By most consumer standards, America has made marked improvements in the past half-century. For starters, with a slew of technological innovations from the Post-It Note to the boom of information technology, America is materially far better off than it was in the age of The Beatles and the Trans Am. And despite the ongoing effects of the so-called Great Recession, American real GDP today stands much higher than it did then. Yet somehow in 2013, about 15 million American workers—those earning the $7.25 minimum wage—receive a lower real wage than they did in 1968. Some, accounting for growth in labor productivity, consider the real wage decrease much greater. Naturally, then, President Obama’s endorsement of the $10.10 minimum wage is a positive move toward income equality.
President Obama isn’t the only one calling for minimum wage increases either. In fact, in a July poll by Hart Research Associates, 80 percent of respondents—including 62 percent of Republicans and 79 percent of those earning over $100,000 per year—supported increasing the minimum wage to $10.10 per hour. Not only did the respondents support an increase in the minimum wage, but nearly three in four also considered raising the minimum wage an “important priority” for Congress to address in the coming year. So as the Senate begins to push for minimum wage reform, the American public supports a sustainable—not “starvation”—wage for its minimum wage workers.
This push for a fair minimum wage comes as low-income jobs constitute the majority of new jobs in the US economy. With data showing that an increasing number of minimum wage workers rely on these jobs as a main source of income, are in their 30s and 40s, and have received secondary or post-secondary education, the belief that minimum wage workers are predominantly teenagers—not main breadwinners—is crumbling. An increase in the minimum wage would not merely fuel the hobbies—or vices—of some suburban teens but instead provide much-needed income security to a growing number of single-earner households whose low wages place them under the federal poverty line.
But what of those who argue that a minimum wage increase would actually hurt minimum wage workers? Although the distortive effects of an increase remain uncertain, many experts have come out in support of a higher minimum wage. In a recent poll of economists by the University of Chicago, a plurality of economists agreed that the increased benefits to minimum wage earners would outweigh the “distortionary costs” of increasing the minimum wage to $9. This consensus is corroborated by recent economic studies, from a 2011 paper connecting increases in the minimum wage with increased domestic consumer spending to research finding no relationship between small minimum wage increases and unemployment. Whatever the “distortionary costs” of an increase in the minimum wage, there is a wealth of evidence attesting to the poverty-reducing effects of increasing the minimum wage.

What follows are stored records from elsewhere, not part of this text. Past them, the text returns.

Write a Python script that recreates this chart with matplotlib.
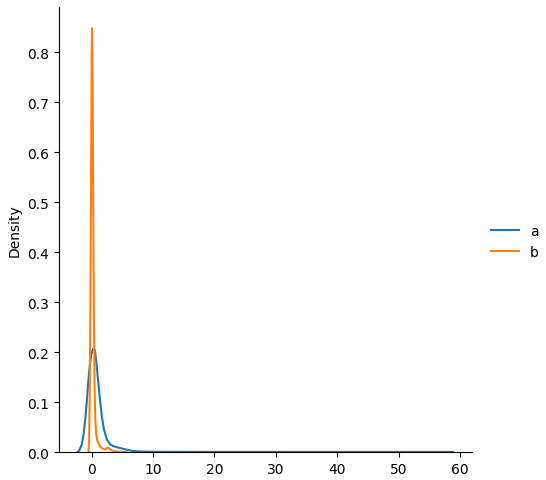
import numpy as np
import matplotlib
matplotlib.use("Agg")
import matplotlib.pyplot as plt

# KDE-Kurven (x, Dichte)
a_x = [-2.25, -2.0, -1.6, -1.3, -1.0, -0.75, -0.5, -0.25, 0.0, 0.3, 0.55, 0.8, 1.1, 1.4,
       1.7, 2.0, 2.5, 3.0, 3.5, 4.5, 5.5, 6.5, 7.5, 9.0, 12.0, 16.0, 20.0, 30.0, 40.0, 50.0, 58.85]
a_y = [0.0005, 0.003, 0.015, 0.035, 0.068, 0.105, 0.145, 0.178, 0.198, 0.207, 0.204, 0.178,
       0.140, 0.102, 0.070, 0.047, 0.025, 0.016, 0.012, 0.0085, 0.0055, 0.0028, 0.0014, 0.0008,
       0.0006, 0.0005, 0.0004, 0.0004, 0.0003, 0.0003, 0.0003]

b_x = [-0.5, -0.4, -0.3, -0.18, -0.06, 0.03, 0.08, 0.14, 0.22, 0.3, 0.4, 0.5, 0.62, 0.75,
       0.9, 1.1, 1.4, 1.8, 2.2, 2.5, 2.7, 2.9, 3.2, 3.6, 4.2, 5.0, 5.8]
b_y = [0.0, 0.02, 0.1, 0.3, 0.58, 0.79, 0.848, 0.80, 0.64, 0.45, 0.26, 0.13, 0.065, 0.038,
       0.026, 0.018, 0.011, 0.007, 0.005, 0.008, 0.009, 0.007, 0.004, 0.002, 0.001, 0.0004, 0.0]

labels = ["a", "b"]
colors = ["#1f77b4", "#ff7f0e"]

fig = plt.figure(figsize=(5.46, 4.81), dpi=100)
ax = fig.add_axes([0.108, 0.058, 0.756, 0.925])

ax.plot(a_x, a_y, color=colors[0], lw=1.5, label=labels[0])
ax.plot(b_x, b_y, color=colors[1], lw=1.5, label=labels[1])

ax.set_xlim(-5.3, 61.9)
ax.set_ylim(0, 0.8904)
ax.set_xticks(np.arange(0, 61, 10))
ax.set_yticks(np.arange(0, 0.81, 0.1))
ax.set_ylabel("Density")
ax.spines["top"].set_visible(False)
ax.spines["right"].set_visible(False)

fig.legend(loc="center left", bbox_to_anchor=(0.876, 0.496), frameon=False)

fig.savefig("out.png", dpi=100)
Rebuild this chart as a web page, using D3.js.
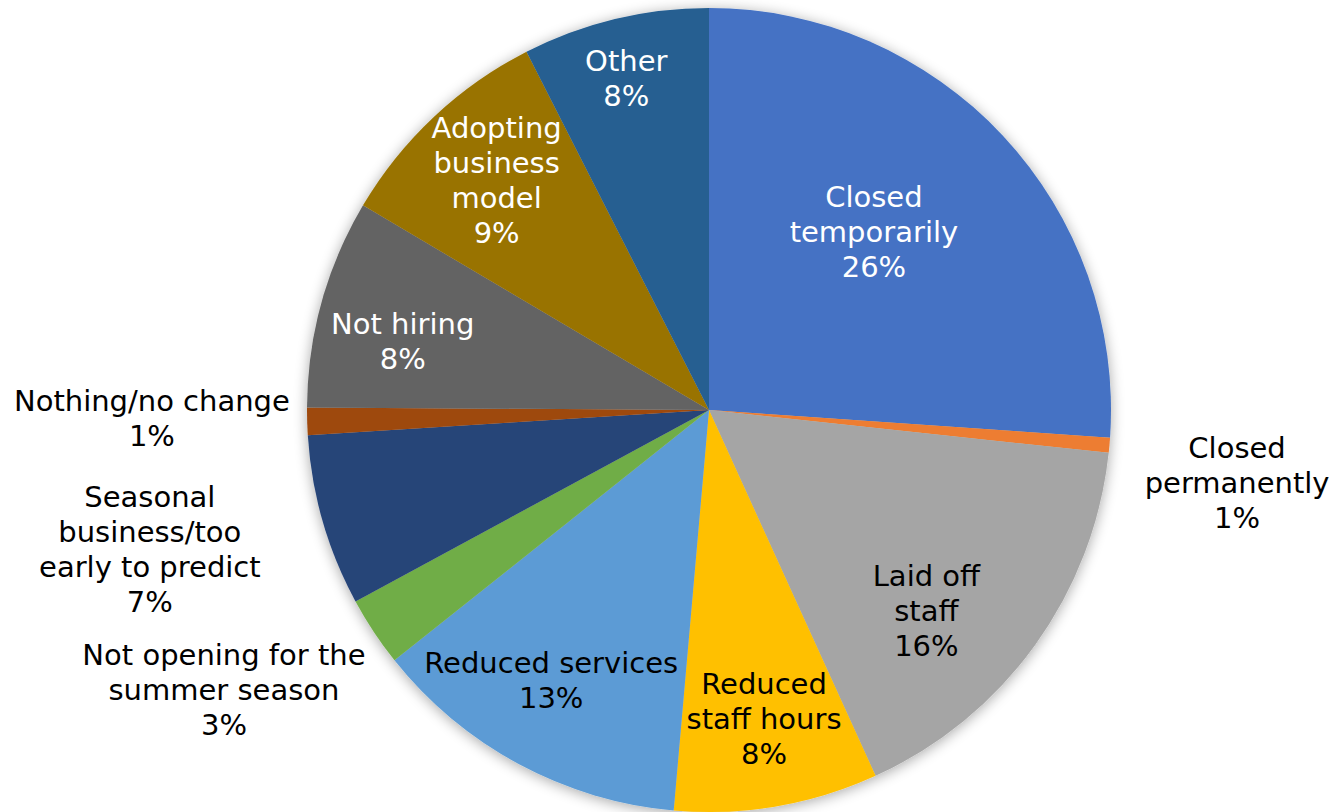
<!DOCTYPE html>
<html>
<head>
<meta charset="utf-8">
<script src="https://cdn.jsdelivr.net/npm/d3@7"></script>
<style>
  body { margin:0; background:#fff; }
  svg { display:block; }
  .lbl { font-family:"DejaVu Sans", Verdana, sans-serif; font-size:29px; }
</style>
</head>
<body>
<svg id="pie"></svg>
<script>
// slices, clockwise from 12 o'clock
var categories = ["Closed temporarily","Closed permanently","Laid off staff","Reduced staff hours",
  "Reduced services","Not opening for the summer season","Seasonal business/too early to predict",
  "Nothing/no change","Not hiring","Adopting business model","Other"]
var values = [26.1,0.6,16.5,8.2,12.9,2.8,6.9,1.1,8.4,9.0,7.5]
var pctLabels = ["26%","1%","16%","8%","13%","3%","7%","1%","8%","9%","8%"]
// how the label text wraps
var labelLines = [
  ["Closed","temporarily"],
  ["Closed","permanently"],
  ["Laid off","staff"],
  ["Reduced","staff hours"],
  ["Reduced services"],
  ["Not opening for the","summer season"],
  ["Seasonal","business/too","early to predict"],
  ["Nothing/no change"],
  ["Not hiring"],
  ["Adopting","business","model"],
  ["Other"]
]
var colors = ["#4472C4","#ED7D31","#A5A5A5","#FFC000","#5B9BD5","#70AD47","#264478","#9E480E","#636363","#997300","#255E91"]
var textColors = ["#fff","#000","#000","#000","#000","#000","#000","#000","#fff","#fff","#fff"]

// label placement: radius as a fraction of pie radius, angle shift from slice middle (deg)
var labelRadius = [0.604,1.326,0.736,0.779,0.779,1.393,1.433,1.386,0.781,0.779,0.851]
var labelShift = [-4.2,2.8,6.9,-0.4,2.0,3.5,2.1,0.8,-2.8,0.5,-0.5]

var screen = {width:1329,height:812}
var center = {x:709,y:410}
var radius = 402
var lineH = 35

var svg = d3.select("#pie")
  .attr("width",screen.width)
  .attr("height",screen.height)

var defs = svg.append("defs")
var filter = defs.append("filter").attr("id","shadow")
  .attr("x","-10%").attr("y","-10%").attr("width","120%").attr("height","120%")
filter.append("feGaussianBlur").attr("in","SourceAlpha").attr("stdDeviation",7).attr("result","blur")
filter.append("feOffset").attr("in","blur").attr("dx",0).attr("dy",2).attr("result","off")
filter.append("feComponentTransfer").attr("in","off").attr("result","sh")
  .append("feFuncA").attr("type","linear").attr("slope",0.35)
var merge = filter.append("feMerge")
merge.append("feMergeNode").attr("in","sh")
merge.append("feMergeNode").attr("in","SourceGraphic")

var slices = categories.map(function(c,i){
  return {name:c, value:values[i], i:i}
})

var pie = d3.pie()
  .sort(null)
  .value(function(d){ return d.value })

var arc = d3.arc()
  .innerRadius(0)
  .outerRadius(radius)

var arcs = pie(slices)

var g = svg.append("g")
  .attr("transform","translate("+center.x+","+center.y+")")

g.append("g")
  .attr("filter","url(#shadow)")
  .selectAll("path")
  .data(arcs)
  .enter()
  .append("path")
  .attr("d",arc)
  .attr("fill",function(d){ return colors[d.data.i] })

var labels = g.selectAll("text.lbl")
  .data(arcs)
  .enter()
  .append("text")
  .classed("lbl",true)
  .attr("text-anchor","middle")
  .attr("fill",function(d){ return textColors[d.data.i] })
  .attr("transform",function(d){
    var i = d.data.i
    var a = (d.startAngle+d.endAngle)/2 + labelShift[i]*Math.PI/180
    var r = radius*labelRadius[i]
    return "translate("+(r*Math.sin(a))+","+(-r*Math.cos(a))+")"
  })

labels.each(function(d){
  var i = d.data.i
  var lines = labelLines[i].concat([pctLabels[i]])
  var top = -(lines.length-1)*lineH/2
  var t = d3.select(this)
  lines.forEach(function(l,k){
    t.append("tspan")
      .attr("x",0)
      .attr("y",top+k*lineH)
      .attr("dy","0.36em")
      .text(l)
  })
})
</script>
</body>
</html>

As President Obama and Congress work to increase the federal minimum wage, 21 states have already taken action to bring the minimum wage above its federal minimum. From New Jersey’s referendum in favor of an $8.25 minimum indexed to inflation to California’s planned increase, state legislatures and voters are working ahead of Congress to provide sustainable incomes to all workers. While the states have led the charge toward a higher minimum wage, we stand by President Obama in hoping that Congress will soon provide a fair wage for every American.